Drawing on her own experiences in Hollywood, Rachel Stuhler has written a funny yet cautionary tale about the inner workings of stardom. Holly Gracin, a writer seeking but not finding success, gets a big break: ghostwriting the memoir of an 18-year-old pop star (think Lindsay Lohan, Miley Cyrus, Justin Bieber, though Daisy Mae Dixson is a fictional character.) It’s not surprising, of course, that Daisy Mae’s virginal image is a poor cover for her wild-child behavior, posing all sorts of problems for Holly, who was not hired to write an expose. As Holly struggles to present Daisy Mae in a flattering way, her subject has a very public meltdown and Holly finds herself with a new task: fixing her soiled image. Can Holly pull that off, and at what personal cost?
Why you’ll like it:
Stuhler writes with insider knowledge and cutting humor, making this a very entertaining read and adding a layer of reality to the fictional fun. Here are some things she told Jerseygirlbookreviews.com:
“. . . It’s an amalgam of my experiences both working on film sets and then later, as a ghostwriter myself. I took the jobs to make ends meet while writing my own projects and it didn’t always go well! I had a few lovely clients and a few who treated me less than humanely. I started writing the book as a way to deal with my frustrations. Beyond that, I wanted people to see that the Hollywood they “know and love” is quite different, for better and worse. There are very normal people here, but we’re paid to make things look shiny and larger-than-life; this sometimes warps our own perceptions, too.”
And here, to give you a sense of her style, is how Stuhler introduces Holly to her readers:
“The day I graduated from Sarah Lawrence with my degree in creative writing, my mother told me, “Holly, in a few years, you’ll be so famous they’ll be asking you to give the commencement address. ” She was wrong. Four years after graduating from college, I was twenty-five and writing for a magazine in Los Angeles that was so tiny they practically had to pay people to read it. It was supposed to be an insider view of celebrity life, but TMZ and Radar Online can pay top dollar for their inside scoops and we had an operating budget of about seventy-five cents. Meaning that no one wanted to talk to us. Not to mention, the readers Kragen Publishing so desperately sought were not the ones who routinely scoured newsstands for celeb gossip; everything the teen and twenty-something set wants to know about the latest scandals is up in fifteen minutes. Our site was perpetually down for maintenance, which was perfect for our sixty-five-year-old readers, who didn’t know the first thing about computers, anyway. My boss once told me that our magazine was purchased most by widowed housewives who also happened to be buying the National Enquirer. “
What others are saying:
Library Journal says: “One only needs to tune in to the evening news or check out the cover of a magazine to see yet another teen celebrity go from America’s sweetheart to a hot mess in no time flat. Stuhler’s debut tells one such story. Tapping in to her personal experience working in Hollywood as a screenwriter and ghostwriter, the author crafts a salacious world in which Holly Gracin, mid-20s and struggling to make a name for herself as a gossip writer, is hired to ghostwrite the autobiography of Daisy Mae Dixon, a teenage pop star who is nothing like the Goody Two-shoes she portrays in public. Despite the rampant corruption and evildoers in their Hollywood milieu, Holly soon finds out the truth behind Daisy’s manufactured persona and is thrown into a world of sex, drugs, and plenty of misery. When Holly flies to Italy for an on-location shoot, Daisy teeters on the edge of self-destruction and Holly must find the strength to stay true to herself. VERDICT An enticing glimpse into the celebrity lifestyle, this first novel is a solid beach read that will cause readers to feel sympathy for child stars. Stuhler’s personal experiences add an extra layer of intrigue that is sure to draw in readers.”

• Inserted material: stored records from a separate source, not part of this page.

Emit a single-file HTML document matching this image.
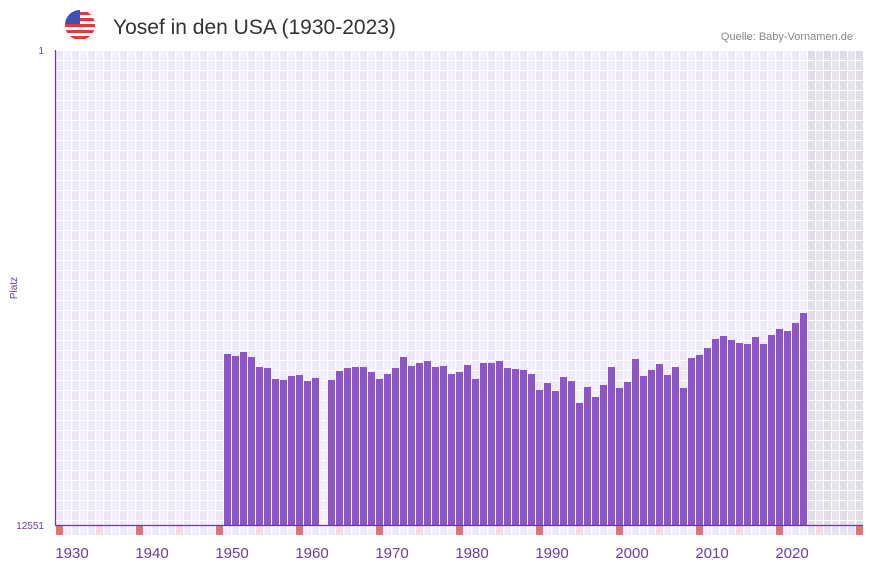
<!DOCTYPE html>
<html><head><meta charset="utf-8"><style>
body{margin:0;background:#fff;width:873px;height:567px;overflow:hidden;font-family:"Liberation Sans",sans-serif}
</style></head><body>
<svg id="s" width="873" height="567" xmlns="http://www.w3.org/2000/svg">
<defs><clipPath id="c"><circle cx="80" cy="25" r="15"/></clipPath></defs>
<g clip-path="url(#c)">
<rect x="65" y="10" width="30" height="30" fill="#fff"/>
<rect x="65" y="12" width="30" height="3" fill="#e53935"/>
<rect x="65" y="18" width="30" height="3" fill="#e53935"/>
<rect x="65" y="24" width="30" height="3" fill="#e53935"/>
<rect x="65" y="30" width="30" height="3" fill="#e53935"/>
<rect x="65" y="36" width="30" height="3" fill="#e53935"/>
<rect x="65" y="10" width="15" height="14" fill="#3f51b5"/>
</g>
<text x="113" y="34" font-size="21" fill="#333">Yosef in den USA (1930-2023)</text>
<text x="853" y="40" font-size="11" fill="#888" text-anchor="end">Quelle: Baby-Vornamen.de</text>
<text x="44" y="54" font-size="10" fill="#6a3d9a" text-anchor="end">1</text>
<text x="44" y="529" font-size="10" fill="#6a3d9a" text-anchor="end">12551</text>
<text x="17" y="288" font-size="10" fill="#6a3d9a" text-anchor="middle" transform="rotate(-90 17 288)">Platz</text>
<g id="g"></g>
<line x1="55.5" y1="50" x2="55.5" y2="525" stroke="#6a3d9a" stroke-width="1.2"/>
<line x1="55" y1="525.5" x2="863" y2="525.5" stroke="#6a3d9a" stroke-width="1.2"/>
</svg>
<script>
const g=document.getElementById('g');let h='';
for(let i=0;i<101;i++){const x=55+i*8;const yr=1928+i;const sh=yr>=2022;
 for(let r=0;r<48;r++){const y=50+r*10;if(y>=525)break;
  const a=(i%2==0);let col=sh?(a?'#e0dcea':'#e6e2ee'):(a?'#ede8f8':'#f3effc');
  h+=`<rect x="${x+1}" y="${y+1}" width="7" height="${Math.min(9,524-y)}" fill="${col}"/>`;}
 let m=i%10==0?'#e57373':(i%10==5?'#f8d7e0':(i%2==0?'#ede8f8':'#f3effc'));
 if(sh&&i%10!=0&&i%10!=5)m='#e6e2ee';
 h+=`<rect x="${x+1}" y="526" width="7" height="9" fill="${m}"/>`;}
const t=[354,356,352,357,367,368,379,380,376,375,381,378,0,380,371,368,367,367,372,379,374,368,357,366,363,361,367,366,374,372,365,379,363,363,361,368,369,370,374,390,383,391,377,381,403,387,397,385,367,388,382,359,376,370,364,375,367,388,358,355,348,339,336,340,343,344,337,344,335,329,331,323,313];
t.forEach((v,k)=>{if(!v)return;const x=55+(1949-1928+k)*8;h+=`<rect x="${x+1}" y="${v}" width="7" height="${525-v}" fill="#8e55c8"/>`;});
for(let y=1930;y<=2020;y+=10){const x=55+(y-1928)*8+1;h+=`<text x="${x}" y="558" font-size="15" fill="#6a3d9a" text-anchor="middle">${y}</text>`;}
g.innerHTML=h;
</script>
</body></html>
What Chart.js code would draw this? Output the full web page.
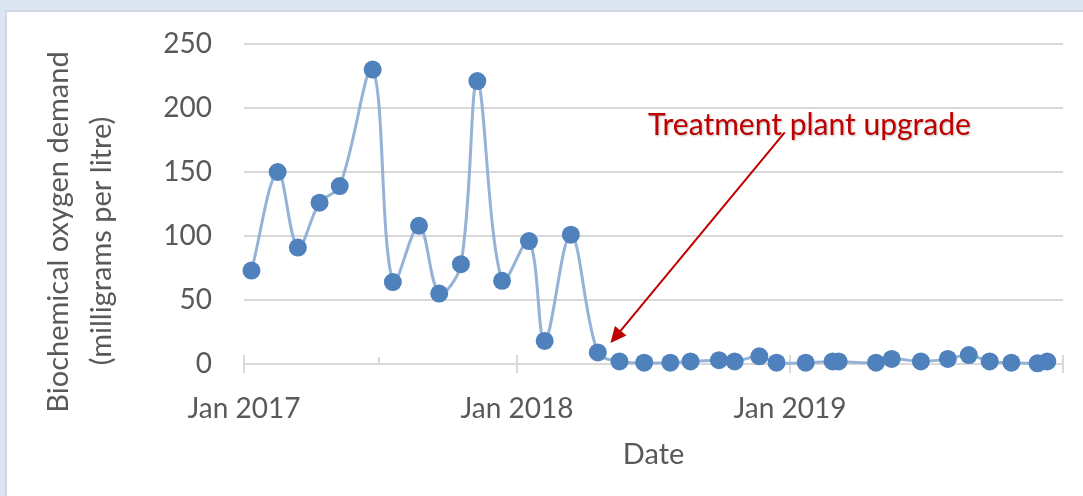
<!DOCTYPE html>
<html><head><meta charset="utf-8">
<script src="https://cdn.jsdelivr.net/npm/chart.js@4"></script>
<style>
html,body{margin:0;padding:0;background:#dce6f2;overflow:hidden}
#wrap{position:absolute;left:0;top:0;width:1083px;height:496px}
</style></head>
<body><div id="wrap"><canvas id="c" width="1083" height="496"></canvas></div>
<script>
// ---- data ----
const sampleDates = ['2017-01-11','2017-02-15','2017-03-14','2017-04-12','2017-05-09','2017-06-22',
  '2017-07-19','2017-08-23','2017-09-19','2017-10-18','2017-11-09','2017-12-12',
  '2018-01-17','2018-02-07','2018-03-14','2018-04-19','2018-05-18','2018-06-20',
  '2018-07-25','2018-08-21','2018-09-28','2018-10-19','2018-11-21','2018-12-14',
  '2019-01-22','2019-02-27','2019-03-07','2019-04-26','2019-05-17','2019-06-25',
  '2019-07-31','2019-08-28','2019-09-25','2019-10-24','2019-11-28','2019-12-11'];
const bodValues = [73,150,91,126,139,230,64,108,55,78,221,65,96,18,101,9,2,1,1,2,3,2,6,1,1,2,2,1,4,2,4,7,2,1,0.5,2];
const xTickDates = ['2017-01-01','2017-07-01','2018-01-01','2018-07-01','2019-01-01','2019-07-01','2020-01-01'];
const xTickLabels = ['Jan 2017','','Jan 2018','','Jan 2019','',''];
const xMajorTicks = [true,false,true,false,true,false,true];
const yTicks = [0,50,100,150,200,250];
const yTitleLines = ['Biochemical oxygen demand','(milligrams per litre)'];
const xTitle = 'Date';
const annotationText = 'Treatment plant upgrade';
const annotationLabelAt = {date:'2019-01-27', value:179};
const arrowFrom = {date:'2018-12-25', value:181};
const arrowTo = {date:'2018-05-06', value:16.4};

// ---- helpers ----
const epoch = Date.parse('2017-01-01');
const toDay = d => (Date.parse(d) - epoch) / 86400000;
const TEXT = '#595959';
const FONT = 'Lato';

const bgPlugin = {
  id:'bg',
  beforeDraw(chart){
    const ctx = chart.ctx;
    ctx.save();
    ctx.fillStyle = '#dce6f2';
    ctx.fillRect(0,0,chart.width,chart.height);
    ctx.fillStyle = '#d3d8de';
    ctx.fillRect(5,10,chart.width,chart.height);
    ctx.fillStyle = '#ffffff';
    ctx.fillRect(7,12,chart.width,chart.height);
    ctx.restore();
  }
};

const extrasPlugin = {
  id:'extras',
  beforeDatasetsDraw(chart){
    const ctx = chart.ctx, xs = chart.scales.x, ys = chart.scales.y;
    const base = ys.getPixelForValue(0);
    ctx.save();
    ctx.strokeStyle = '#d9d9d9';
    ctx.lineWidth = 2;
    xTickDates.forEach((d,i)=>{
      const px = Math.round(xs.getPixelForValue(toDay(d)));
      ctx.beginPath();
      if (xMajorTicks[i]) { ctx.moveTo(px, base-9); ctx.lineTo(px, base+9); }
      else { ctx.moveTo(px, base-7); ctx.lineTo(px, base); }
      ctx.stroke();
    });
    ctx.restore();
  },
  afterDraw(chart){
    const ctx = chart.ctx, xs = chart.scales.x, ys = chart.scales.y, ca = chart.chartArea;
    ctx.save();
    // y-axis title (two lines, rotated)
    ctx.fillStyle = TEXT;
    ctx.font = '29px ' + FONT;
    ctx.textAlign = 'center';
    ctx.textBaseline = 'middle';
    const yMid = (ca.top + ca.bottom)/2;
    const linePos = [[59, yMid+28],[102, yMid+37]];
    yTitleLines.forEach((t,i)=>{
      ctx.save();
      ctx.translate(linePos[i][0], linePos[i][1]);
      ctx.rotate(-Math.PI/2);
      ctx.fillText(t,0,0);
      ctx.restore();
    });
    // annotation arrow
    const x1 = xs.getPixelForValue(toDay(arrowFrom.date)), y1 = ys.getPixelForValue(arrowFrom.value);
    const x2 = xs.getPixelForValue(toDay(arrowTo.date)), y2 = ys.getPixelForValue(arrowTo.value);
    const ang = Math.atan2(y2-y1, x2-x1);
    const hl = 16, hw = 7.5;
    ctx.strokeStyle = '#c00000';
    ctx.fillStyle = '#c00000';
    ctx.lineWidth = 2;
    ctx.beginPath();
    ctx.moveTo(x1,y1);
    ctx.lineTo(x2 - Math.cos(ang)*hl*0.8, y2 - Math.sin(ang)*hl*0.8);
    ctx.stroke();
    ctx.beginPath();
    ctx.moveTo(x2,y2);
    ctx.lineTo(x2 - Math.cos(ang)*hl + Math.sin(ang)*hw, y2 - Math.sin(ang)*hl - Math.cos(ang)*hw);
    ctx.lineTo(x2 - Math.cos(ang)*hl - Math.sin(ang)*hw, y2 - Math.sin(ang)*hl + Math.cos(ang)*hw);
    ctx.closePath();
    ctx.fill();
    // annotation label
    ctx.font = '30px ' + FONT;
    ctx.textAlign = 'center';
    ctx.textBaseline = 'alphabetic';
    ctx.shadowColor = 'rgba(0,0,0,0.28)';
    ctx.shadowOffsetX = 1; ctx.shadowOffsetY = 1; ctx.shadowBlur = 2;
    ctx.fillStyle = '#c00000';
    ctx.fillText(annotationText, xs.getPixelForValue(toDay(annotationLabelAt.date)), ys.getPixelForValue(annotationLabelAt.value));
    ctx.restore();
  }
};

function draw(){
  new Chart(document.getElementById('c'), {
    type:'line',
    data:{
      datasets:[{
        data: sampleDates.map((d,i)=>({x:toDay(d), y:bodValues[i]})),
        borderColor:'#95b3d7',
        borderWidth:3,
        backgroundColor:'#4f81bd',
        pointBackgroundColor:'#4f81bd',
        pointBorderWidth:0,
        pointRadius:9,
        tension:0.35,
        fill:false,
        clip:false
      }]
    },
    options:{
      responsive:false,
      animation:false,
      devicePixelRatio:1,
      layout:{autoPadding:false, padding:{left:0,top:44,right:20,bottom:0}},
      plugins:{legend:{display:false},tooltip:{enabled:false}},
      scales:{
        x:{
          type:'linear',
          min:toDay(xTickDates[0]),
          max:toDay(xTickDates[xTickDates.length-1]),
          afterBuildTicks:s=>{ s.ticks = xTickDates.map(d=>({value:toDay(d)})); },
          afterFit:s=>{ s.height = 132; },
          grid:{display:false},
          border:{display:true,color:'#d9d9d9',width:2},
          ticks:{autoSkip:false,maxRotation:0,minRotation:0,padding:20,color:TEXT,
            font:{family:FONT,size:28},
            callback:(v,i)=>xTickLabels[i]},
          title:{display:true,text:xTitle,color:TEXT,font:{family:FONT,size:29},padding:{top:0,bottom:24}}
        },
        y:{
          min:0,max:250,
          afterBuildTicks:s=>{ s.ticks = yTicks.map(v=>({value:v})); },
          afterFit:s=>{ s.width = 244; s.paddingTop = 0; s.paddingBottom = 0; },
          grid:{color:'#d9d9d9',lineWidth:2,drawTicks:false},
          border:{display:false},
          ticks:{padding:32,color:TEXT,font:{family:FONT,size:28}}
        }
      }
    },
    plugins:[bgPlugin, extrasPlugin]
  });
}
if (document.fonts && document.fonts.load) {
  Promise.all([document.fonts.load('28px Lato'), document.fonts.load('30px Lato')]).then(draw, draw);
} else { draw(); }
</script>
</body></html>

Says Kirkus Reviews: A struggling writer suddenly finds herself at the center of a young starlet’s world. Life in Los Angeles has taken a turn for the worse for entertainment writer Holly Gracin. After losing her job at Westside Weekly when the magazine suddenly folds, she briefly dedicates her life to self-pity and binge eating. She’s just about ready to pack up and move home to upstate New York when she’s offered an exciting and somewhat terrifying opportunity: the chance to ghostwrite the memoir of Nickelodeon teen star Daisy Mae Dixson. Though Holly questions her qualifications for this task, which is well outside her comfort zone, she’s easily persuaded by the promise of a payday that would dwarf her yearly income. Daisy Mae is famous for her squeaky-clean good-girl image, but the façade quickly begins to fall away as Holly is swept into her world. While it might seem great to live like the Hollywood elite, Holly begins to see the real Daisy Mae, who is struggling with overbearing management and impossible standards and has an attitude that would horrify most of her young fans. Still, Holly is supposed to write a cheery and vapid memoir, a job that becomes increasingly difficult the more she gets to know the Dixson family and staff. Soon, Holly, who couldn’t get past security with her press credentials for Westside Weekly, finds herself in the tabloids as part of Daisy Mae’s entourage. When Daisy Mae’s outrageous behavior creates a scandal poised to destroy her career, the memoir gains new weight as part of her packaged atonement. While Daisy Mae feels like a composite of some familiar Hollywood starlets, the novel, with its frequent twists and turns, still feels fresh. Stuhler uses her own experience as a ghostwriter for the Hollywood elite in this fun and satisfying behind-the-scenes debut novel.”
The Hollywood Reporter says: In what can best be described as a mash-up of Entourage and The Devil Wears Prada, Absolutely True Lies by Rachel Stuhler emerges as the kind of juicy read that is perfect to whittle away a summer day. . . [or a winter one!] Inspired by Stuhler’s own experiences as a ghostwriter (she has three celebrity memoirs under her belt), Daisy bears traces of a number of troubled young stars, including Selena Gomez, Lindsay Lohan and even Justin Bieber. . . With over twenty TV movies and three ghostwritten celebrity memoirs under her belt, Stuhler is no stranger to Hollywood, and the book offers both that insider peek and a pretty sympathetic first-hand account of the personal costs of fame.”
When is it available?
No lie. It’s at the Downtown Hartford Public Library.